Monday 9 December 2019

Leading Questions

If Jeremy Corbyn were not Prime Minister this time next week, then he would not resign as Leader of the Labour Party.

Rather, he would submit to another Leadership Election with himself as a candidate, having established in 2016 his legal right to do so without the need of nominations. That would rule out anyone from the Shadow Cabinet, for a start. He would need to beat only Creasy, or Streeting, or Phillips, or whoever else would struggle to take 30 per cent of the vote.

But the battle would scarcely have begun. Since her election in 2017, Laura Pidcock has been at the heart, although certainly not at the head, of a tiny faction that got lucky beyond its wildest dreams when it took it upon itself to run the hugely successful social media side of Corbyn's first Leadership campaign.

Barely on the Left, as such, at all, those people are primarily treacherous and self-serving.
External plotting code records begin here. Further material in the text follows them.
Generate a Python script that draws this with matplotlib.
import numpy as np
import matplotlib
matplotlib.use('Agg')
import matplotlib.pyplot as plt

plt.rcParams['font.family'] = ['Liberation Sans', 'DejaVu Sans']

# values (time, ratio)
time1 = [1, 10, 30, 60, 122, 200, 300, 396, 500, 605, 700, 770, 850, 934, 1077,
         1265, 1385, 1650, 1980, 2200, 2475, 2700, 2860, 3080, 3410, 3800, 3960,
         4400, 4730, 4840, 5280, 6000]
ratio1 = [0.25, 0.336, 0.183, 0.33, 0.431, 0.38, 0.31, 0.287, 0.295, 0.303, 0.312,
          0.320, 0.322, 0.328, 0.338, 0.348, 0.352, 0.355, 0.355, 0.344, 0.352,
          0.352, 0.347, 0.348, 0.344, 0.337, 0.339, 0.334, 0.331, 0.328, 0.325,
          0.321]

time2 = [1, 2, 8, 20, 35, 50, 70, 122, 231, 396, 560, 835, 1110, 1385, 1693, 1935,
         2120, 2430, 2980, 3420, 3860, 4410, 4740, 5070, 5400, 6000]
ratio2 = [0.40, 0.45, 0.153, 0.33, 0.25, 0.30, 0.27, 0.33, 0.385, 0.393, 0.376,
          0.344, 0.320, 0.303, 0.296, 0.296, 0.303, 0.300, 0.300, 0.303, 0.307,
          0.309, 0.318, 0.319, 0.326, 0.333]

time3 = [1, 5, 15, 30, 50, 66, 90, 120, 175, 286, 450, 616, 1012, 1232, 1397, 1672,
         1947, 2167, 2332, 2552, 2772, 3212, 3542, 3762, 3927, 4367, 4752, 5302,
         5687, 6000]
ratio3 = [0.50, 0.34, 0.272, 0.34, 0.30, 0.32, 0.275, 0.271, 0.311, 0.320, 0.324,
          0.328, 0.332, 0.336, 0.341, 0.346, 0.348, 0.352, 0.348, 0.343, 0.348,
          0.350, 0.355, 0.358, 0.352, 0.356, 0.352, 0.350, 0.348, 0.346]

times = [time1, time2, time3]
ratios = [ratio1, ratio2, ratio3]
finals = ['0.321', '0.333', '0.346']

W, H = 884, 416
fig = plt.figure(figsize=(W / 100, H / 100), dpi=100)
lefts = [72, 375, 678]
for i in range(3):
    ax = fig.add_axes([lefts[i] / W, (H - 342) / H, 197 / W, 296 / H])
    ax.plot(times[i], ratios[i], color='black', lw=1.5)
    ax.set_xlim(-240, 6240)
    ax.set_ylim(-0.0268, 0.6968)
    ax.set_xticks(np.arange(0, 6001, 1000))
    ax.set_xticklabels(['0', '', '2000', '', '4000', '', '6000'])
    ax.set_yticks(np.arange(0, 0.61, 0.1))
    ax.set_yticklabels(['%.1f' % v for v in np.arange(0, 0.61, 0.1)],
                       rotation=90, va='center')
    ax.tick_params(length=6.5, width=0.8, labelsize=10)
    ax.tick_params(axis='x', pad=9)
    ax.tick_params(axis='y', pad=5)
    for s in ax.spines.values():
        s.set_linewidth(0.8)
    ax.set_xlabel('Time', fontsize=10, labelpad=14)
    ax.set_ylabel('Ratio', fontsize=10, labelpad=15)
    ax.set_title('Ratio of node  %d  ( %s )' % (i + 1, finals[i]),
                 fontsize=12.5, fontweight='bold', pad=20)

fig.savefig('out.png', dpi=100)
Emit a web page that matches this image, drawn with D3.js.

I just happen to have known them for years.

Therefore, I know that around and behind Pidcock, that faction is poised to take over the Labour Party itself as soon as Corbyn did retire. It intends to make her Deputy Leader now that that position is vacant, and then it intends to make her Leader, putting it one General Election (and no Government lasts forever) away from a full-blown coup d'état.

But Pidcock could not be a candidate either for Deputy Leader or for Leader if she were not a Member of Parliament. Vote for me.